- Born: Martin Gerald Galin May 9, 1950 Toronto, Ontario, Canada
- Died: December 2, 2024 (aged 74)
- Resting place: Bathurst Lawn Memorial Park
- Occupations: Actor; comedian; radio host; television host; television producer; food maven;
- Known for: Marty & Avrum: The Food Guys; Marty & Avrum: The Moveable Feast;

= Marty Galin =

Canadian broadcaster and food maven (1950–2024)

Martin Gerald Galin (May 9, 1950 – December 2, 2024) was a Canadian actor, comedian, radio and television host, producer, restaurant reviewer and food maven. He was best known for his broadcasting partnership with Avrum Rosensweig. They hosted the Toronto radio programs The Marty & Avrum Restaurant Show and Marty & Avrum: The Food Guys, as well as the television series Marty & Avrum: The Moveable Feast.

==Early life==
Galin was born in Toronto on May 9, 1950. He was the middle of three children. His father, David Galin, had multiple sclerosis and died when Galin was eleven years old.

Before becoming known as a food broadcaster, Galin worked as an actor and entertainer.

==Broadcasting and television==
Galin began his broadcasting partnership with Rosensweig on Toronto radio station Talk 640 in October 1995. Their program, The Marty & Avrum Restaurant Show, discussed restaurants, cooking and the hospitality industry. The station's program director, Danny Kingsbury, described the pair as unconventional restaurant critics.

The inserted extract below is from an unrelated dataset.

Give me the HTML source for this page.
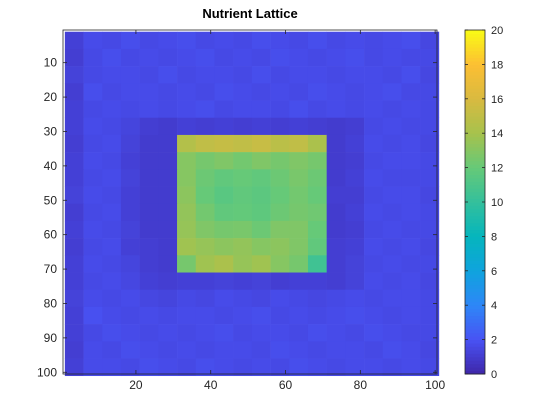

In 1998, they announced plans for a branded retail food line called Marty & Avrum Eat Here!, which they promoted through their radio program.

In 1999, Galin and Rosensweig moved from Talk 640 to CFRB, where they hosted a Saturday evening program from 6 to 7 p.m., until 2005, the "highly rated" Marty & Avrum: The Food Guys.

Galin and Rosensweig also worked together in television. In 2004, the Jewish Telegraphic Agency reported that they had produced five food-related television programs and appeared in three of them.

Their series Marty & Avrum: The Moveable Feast, produced by Generator Films, consisted of 26 half-hour episodes following the pair as they travelled across Canada in a motorhome and explored regional food and cultures. In 2002, Leader Media offered the series to international buyers at MIPTV. In late 2002, 13 additional half-hour episodes were produced for the Global Television Network.

In the late 2000s, Galin and Rosensweig wrote the "Moveable Feast" restaurant review column for Toronto commuter newspaper 24 hours. In 2008, the newspaper promoted their television programs Moveable Feast and Beer Buddies, which aired that year on SUN TV.

==Food products and community events==
Galin later operated Marty G. Sensations, a food-product business associated with a number of charitable food initiatives. He helped establish Souperlicious with the Growers of the Holland Marsh and hosted its first two events.

In 2007, Galin organized an event in Scarborough billed as the World's Largest Salad. Later accounts credited the event with providing food for approximately 20,000 people. He also organized Currylicious, involving 15 Toronto restaurants and the distribution of approximately 15,000 meals to people in need.

In the spring of 2022, Galin was assaulted while riding his mobility scooter near Yonge and College streets in Toronto. He was punched in the face, breaking his glasses and injuring one of his eyes. Galin later said that the experience inspired him to respond through charitable work rather than retaliation.

In February 2023, Galin and chef Errico Giordano organized a new "Souperlicious" as a Valentine's Day food initiative with participating Toronto restaurants and community organizations. The project distributed free soup and bagels to people across the city, including those experiencing homelessness and poverty.

==Death==
Galin died on December 2, 2024, at the age of 74. He was buried at Bathurst Lawn Memorial Park in Toronto.

In January 2025, The Canadian Jewish News included Galin in an edition of its obituary program Honourable Menschen, remembering him as a food enthusiast and broadcaster who had organized the World's Largest Salad.